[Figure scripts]
------------------------------------

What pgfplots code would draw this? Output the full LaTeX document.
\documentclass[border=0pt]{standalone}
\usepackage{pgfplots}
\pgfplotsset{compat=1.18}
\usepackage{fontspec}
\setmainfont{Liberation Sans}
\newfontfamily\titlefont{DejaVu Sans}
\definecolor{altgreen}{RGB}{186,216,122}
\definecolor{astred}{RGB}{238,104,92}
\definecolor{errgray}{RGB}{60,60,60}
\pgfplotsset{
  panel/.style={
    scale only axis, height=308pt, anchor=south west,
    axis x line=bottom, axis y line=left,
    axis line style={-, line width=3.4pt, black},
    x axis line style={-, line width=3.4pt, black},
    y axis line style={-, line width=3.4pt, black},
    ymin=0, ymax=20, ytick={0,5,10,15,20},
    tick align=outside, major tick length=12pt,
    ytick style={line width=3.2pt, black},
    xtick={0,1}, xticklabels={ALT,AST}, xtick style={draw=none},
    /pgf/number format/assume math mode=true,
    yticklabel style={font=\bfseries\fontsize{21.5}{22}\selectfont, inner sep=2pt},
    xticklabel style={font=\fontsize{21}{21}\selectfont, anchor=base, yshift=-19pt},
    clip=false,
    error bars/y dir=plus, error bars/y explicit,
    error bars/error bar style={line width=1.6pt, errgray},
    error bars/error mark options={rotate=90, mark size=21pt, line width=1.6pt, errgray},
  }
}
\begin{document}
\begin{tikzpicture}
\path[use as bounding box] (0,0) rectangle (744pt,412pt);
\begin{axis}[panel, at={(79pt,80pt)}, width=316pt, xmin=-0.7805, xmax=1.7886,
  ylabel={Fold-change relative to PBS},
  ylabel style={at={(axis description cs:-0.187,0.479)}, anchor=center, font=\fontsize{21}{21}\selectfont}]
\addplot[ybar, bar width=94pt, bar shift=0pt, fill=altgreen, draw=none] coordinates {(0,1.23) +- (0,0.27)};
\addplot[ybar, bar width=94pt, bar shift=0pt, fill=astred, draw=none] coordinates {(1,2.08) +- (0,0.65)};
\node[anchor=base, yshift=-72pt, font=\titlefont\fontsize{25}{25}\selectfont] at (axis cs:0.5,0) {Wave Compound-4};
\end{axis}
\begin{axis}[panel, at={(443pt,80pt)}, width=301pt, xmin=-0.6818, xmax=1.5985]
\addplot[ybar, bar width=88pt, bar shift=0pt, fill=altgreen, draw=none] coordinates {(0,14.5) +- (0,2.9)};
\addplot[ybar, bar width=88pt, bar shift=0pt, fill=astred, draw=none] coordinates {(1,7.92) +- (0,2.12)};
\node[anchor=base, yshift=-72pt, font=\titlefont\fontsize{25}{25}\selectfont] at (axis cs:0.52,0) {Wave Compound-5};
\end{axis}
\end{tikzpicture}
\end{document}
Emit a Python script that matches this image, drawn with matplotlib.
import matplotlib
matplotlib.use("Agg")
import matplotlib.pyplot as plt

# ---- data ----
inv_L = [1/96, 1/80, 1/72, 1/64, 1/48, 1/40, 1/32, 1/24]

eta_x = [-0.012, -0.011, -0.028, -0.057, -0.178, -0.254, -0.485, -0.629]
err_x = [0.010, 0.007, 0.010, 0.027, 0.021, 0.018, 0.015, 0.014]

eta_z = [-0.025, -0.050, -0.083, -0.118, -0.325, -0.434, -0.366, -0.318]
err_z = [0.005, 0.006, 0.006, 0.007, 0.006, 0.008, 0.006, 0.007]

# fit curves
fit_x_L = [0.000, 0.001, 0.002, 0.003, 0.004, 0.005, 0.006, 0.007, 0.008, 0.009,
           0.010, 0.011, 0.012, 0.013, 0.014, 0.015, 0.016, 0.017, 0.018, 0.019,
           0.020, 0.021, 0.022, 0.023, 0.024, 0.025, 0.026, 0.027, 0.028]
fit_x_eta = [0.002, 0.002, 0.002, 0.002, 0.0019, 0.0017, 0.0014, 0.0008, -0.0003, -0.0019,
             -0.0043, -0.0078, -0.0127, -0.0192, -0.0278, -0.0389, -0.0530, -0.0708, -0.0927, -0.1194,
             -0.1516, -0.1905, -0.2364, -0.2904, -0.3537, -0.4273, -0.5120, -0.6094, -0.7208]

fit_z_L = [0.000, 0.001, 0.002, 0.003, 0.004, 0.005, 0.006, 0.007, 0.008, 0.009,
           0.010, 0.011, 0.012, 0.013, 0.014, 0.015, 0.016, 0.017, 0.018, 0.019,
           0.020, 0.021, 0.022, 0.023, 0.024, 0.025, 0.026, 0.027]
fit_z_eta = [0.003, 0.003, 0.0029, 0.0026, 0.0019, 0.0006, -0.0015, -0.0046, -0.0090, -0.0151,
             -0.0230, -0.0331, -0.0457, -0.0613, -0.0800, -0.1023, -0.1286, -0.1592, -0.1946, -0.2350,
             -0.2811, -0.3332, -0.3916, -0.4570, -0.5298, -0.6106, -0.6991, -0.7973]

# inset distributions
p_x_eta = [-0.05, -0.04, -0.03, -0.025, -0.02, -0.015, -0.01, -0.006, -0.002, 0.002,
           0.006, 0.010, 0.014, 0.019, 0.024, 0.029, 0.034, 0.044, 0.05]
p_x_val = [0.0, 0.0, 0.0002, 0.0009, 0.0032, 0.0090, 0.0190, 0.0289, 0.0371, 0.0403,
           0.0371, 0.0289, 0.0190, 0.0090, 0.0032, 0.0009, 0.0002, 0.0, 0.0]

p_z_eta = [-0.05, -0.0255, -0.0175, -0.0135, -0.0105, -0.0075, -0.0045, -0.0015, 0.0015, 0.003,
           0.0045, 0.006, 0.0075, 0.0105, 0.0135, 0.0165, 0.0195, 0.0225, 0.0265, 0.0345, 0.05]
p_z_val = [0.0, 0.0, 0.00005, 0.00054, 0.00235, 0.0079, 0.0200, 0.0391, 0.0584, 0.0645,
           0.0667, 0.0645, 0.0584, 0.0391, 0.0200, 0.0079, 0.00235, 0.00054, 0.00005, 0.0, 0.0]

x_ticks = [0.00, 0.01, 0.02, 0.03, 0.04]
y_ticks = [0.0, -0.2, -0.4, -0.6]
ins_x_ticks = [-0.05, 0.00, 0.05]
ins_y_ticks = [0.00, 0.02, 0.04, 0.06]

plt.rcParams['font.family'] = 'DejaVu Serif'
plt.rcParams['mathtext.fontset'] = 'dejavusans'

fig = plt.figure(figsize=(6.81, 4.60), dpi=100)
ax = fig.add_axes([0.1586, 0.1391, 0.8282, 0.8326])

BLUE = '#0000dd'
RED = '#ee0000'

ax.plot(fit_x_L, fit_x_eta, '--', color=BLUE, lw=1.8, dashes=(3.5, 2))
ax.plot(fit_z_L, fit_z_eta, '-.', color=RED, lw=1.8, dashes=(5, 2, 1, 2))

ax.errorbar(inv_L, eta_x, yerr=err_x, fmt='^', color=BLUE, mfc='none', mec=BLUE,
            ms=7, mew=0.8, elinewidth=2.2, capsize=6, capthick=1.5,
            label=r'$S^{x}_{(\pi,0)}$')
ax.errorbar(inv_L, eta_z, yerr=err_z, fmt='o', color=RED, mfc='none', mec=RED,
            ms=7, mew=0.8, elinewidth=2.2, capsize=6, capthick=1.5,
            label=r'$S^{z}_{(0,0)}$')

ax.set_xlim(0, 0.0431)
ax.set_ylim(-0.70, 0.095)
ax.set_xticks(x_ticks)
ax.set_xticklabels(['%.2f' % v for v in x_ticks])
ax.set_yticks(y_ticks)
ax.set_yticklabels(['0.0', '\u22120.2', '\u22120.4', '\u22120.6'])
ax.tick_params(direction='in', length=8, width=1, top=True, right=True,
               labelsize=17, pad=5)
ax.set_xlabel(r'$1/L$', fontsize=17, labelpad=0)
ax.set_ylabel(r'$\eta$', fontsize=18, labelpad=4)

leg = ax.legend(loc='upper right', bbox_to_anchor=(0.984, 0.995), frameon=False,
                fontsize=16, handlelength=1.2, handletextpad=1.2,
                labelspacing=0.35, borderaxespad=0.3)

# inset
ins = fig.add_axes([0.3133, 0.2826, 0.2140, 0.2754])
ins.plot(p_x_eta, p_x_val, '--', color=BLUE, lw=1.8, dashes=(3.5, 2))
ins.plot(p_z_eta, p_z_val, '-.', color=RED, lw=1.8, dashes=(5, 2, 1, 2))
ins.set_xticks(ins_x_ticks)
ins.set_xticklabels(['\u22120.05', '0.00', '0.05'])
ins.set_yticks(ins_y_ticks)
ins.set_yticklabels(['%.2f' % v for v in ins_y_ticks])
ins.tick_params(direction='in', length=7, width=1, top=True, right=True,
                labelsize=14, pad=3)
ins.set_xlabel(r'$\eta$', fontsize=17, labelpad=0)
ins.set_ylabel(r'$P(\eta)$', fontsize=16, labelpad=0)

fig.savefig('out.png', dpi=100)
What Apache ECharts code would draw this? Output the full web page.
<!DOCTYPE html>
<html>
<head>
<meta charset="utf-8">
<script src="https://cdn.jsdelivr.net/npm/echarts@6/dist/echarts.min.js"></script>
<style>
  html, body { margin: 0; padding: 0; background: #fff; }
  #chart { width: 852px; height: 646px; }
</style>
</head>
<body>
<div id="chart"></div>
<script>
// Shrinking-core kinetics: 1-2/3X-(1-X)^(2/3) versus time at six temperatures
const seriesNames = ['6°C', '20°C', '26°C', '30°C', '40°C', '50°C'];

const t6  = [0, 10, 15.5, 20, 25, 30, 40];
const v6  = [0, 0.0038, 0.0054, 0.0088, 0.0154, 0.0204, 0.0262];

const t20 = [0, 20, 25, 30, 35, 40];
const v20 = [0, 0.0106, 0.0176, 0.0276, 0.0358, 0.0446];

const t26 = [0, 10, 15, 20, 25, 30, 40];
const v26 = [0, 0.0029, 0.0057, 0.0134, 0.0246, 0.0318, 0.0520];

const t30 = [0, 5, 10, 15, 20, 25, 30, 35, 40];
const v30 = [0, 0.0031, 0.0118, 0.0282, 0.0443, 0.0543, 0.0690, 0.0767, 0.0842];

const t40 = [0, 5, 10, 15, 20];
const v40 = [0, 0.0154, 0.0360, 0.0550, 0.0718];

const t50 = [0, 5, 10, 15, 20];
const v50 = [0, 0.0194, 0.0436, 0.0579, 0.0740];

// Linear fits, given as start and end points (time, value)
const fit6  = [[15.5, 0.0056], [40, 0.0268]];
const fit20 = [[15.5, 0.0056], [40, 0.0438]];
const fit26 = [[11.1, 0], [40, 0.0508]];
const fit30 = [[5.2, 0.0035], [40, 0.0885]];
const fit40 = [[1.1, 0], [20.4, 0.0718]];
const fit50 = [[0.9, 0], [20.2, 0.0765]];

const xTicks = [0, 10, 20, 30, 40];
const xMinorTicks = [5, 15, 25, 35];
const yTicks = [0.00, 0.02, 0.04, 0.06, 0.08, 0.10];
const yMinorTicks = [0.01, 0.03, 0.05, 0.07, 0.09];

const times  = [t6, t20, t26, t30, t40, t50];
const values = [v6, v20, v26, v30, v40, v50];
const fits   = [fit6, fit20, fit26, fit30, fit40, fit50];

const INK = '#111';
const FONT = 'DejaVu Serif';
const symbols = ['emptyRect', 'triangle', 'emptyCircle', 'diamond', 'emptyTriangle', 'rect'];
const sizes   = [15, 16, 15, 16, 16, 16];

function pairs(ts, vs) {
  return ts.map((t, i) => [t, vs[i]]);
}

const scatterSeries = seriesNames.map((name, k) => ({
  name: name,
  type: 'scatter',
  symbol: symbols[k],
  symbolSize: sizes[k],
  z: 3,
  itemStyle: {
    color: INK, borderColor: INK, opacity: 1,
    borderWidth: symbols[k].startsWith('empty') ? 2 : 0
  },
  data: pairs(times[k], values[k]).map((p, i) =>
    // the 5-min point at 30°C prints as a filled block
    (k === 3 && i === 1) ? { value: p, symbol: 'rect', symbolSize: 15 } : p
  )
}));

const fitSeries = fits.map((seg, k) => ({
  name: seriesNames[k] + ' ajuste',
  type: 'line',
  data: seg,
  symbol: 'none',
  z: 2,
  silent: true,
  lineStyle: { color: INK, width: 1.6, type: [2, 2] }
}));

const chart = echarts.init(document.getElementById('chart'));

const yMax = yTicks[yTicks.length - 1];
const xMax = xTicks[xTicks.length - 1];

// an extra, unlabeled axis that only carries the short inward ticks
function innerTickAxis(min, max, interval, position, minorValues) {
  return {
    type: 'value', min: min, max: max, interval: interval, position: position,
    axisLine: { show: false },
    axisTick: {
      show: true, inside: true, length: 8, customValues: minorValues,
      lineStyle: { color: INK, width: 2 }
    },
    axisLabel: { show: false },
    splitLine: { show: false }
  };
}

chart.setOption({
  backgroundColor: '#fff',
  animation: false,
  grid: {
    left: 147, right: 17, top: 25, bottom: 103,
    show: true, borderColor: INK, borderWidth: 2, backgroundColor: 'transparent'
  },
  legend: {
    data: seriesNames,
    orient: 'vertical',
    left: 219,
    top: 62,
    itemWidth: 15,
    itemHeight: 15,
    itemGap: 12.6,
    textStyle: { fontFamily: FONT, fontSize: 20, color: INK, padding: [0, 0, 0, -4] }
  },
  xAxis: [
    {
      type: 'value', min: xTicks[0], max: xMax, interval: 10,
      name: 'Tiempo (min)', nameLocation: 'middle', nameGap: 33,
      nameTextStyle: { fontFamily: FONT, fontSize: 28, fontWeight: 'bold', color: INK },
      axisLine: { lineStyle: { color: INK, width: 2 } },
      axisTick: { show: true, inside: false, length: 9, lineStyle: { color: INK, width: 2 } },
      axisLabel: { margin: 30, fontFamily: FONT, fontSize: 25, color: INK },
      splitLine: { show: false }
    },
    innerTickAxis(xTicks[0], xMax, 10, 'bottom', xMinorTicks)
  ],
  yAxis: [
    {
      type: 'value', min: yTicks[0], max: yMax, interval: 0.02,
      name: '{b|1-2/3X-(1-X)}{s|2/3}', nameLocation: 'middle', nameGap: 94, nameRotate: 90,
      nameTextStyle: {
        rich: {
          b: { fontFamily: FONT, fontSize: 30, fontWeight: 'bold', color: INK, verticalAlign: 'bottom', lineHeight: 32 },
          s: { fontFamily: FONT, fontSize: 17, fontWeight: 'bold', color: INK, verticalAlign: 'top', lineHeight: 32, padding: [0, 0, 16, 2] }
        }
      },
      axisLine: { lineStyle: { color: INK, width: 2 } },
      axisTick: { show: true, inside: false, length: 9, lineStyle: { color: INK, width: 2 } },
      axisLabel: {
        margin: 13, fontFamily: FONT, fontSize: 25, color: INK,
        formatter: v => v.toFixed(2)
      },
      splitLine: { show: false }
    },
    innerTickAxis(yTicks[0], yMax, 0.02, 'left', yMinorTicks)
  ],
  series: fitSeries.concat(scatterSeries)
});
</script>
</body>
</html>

------------------------------------

> What is required
Where a line in the entries holds the word "matplotlib", copy that line.

> Expected answer
Emit a Python script that matches this image, drawn with matplotlib.
import matplotlib
matplotlib.use("Agg")
import matplotlib.pyplot as plt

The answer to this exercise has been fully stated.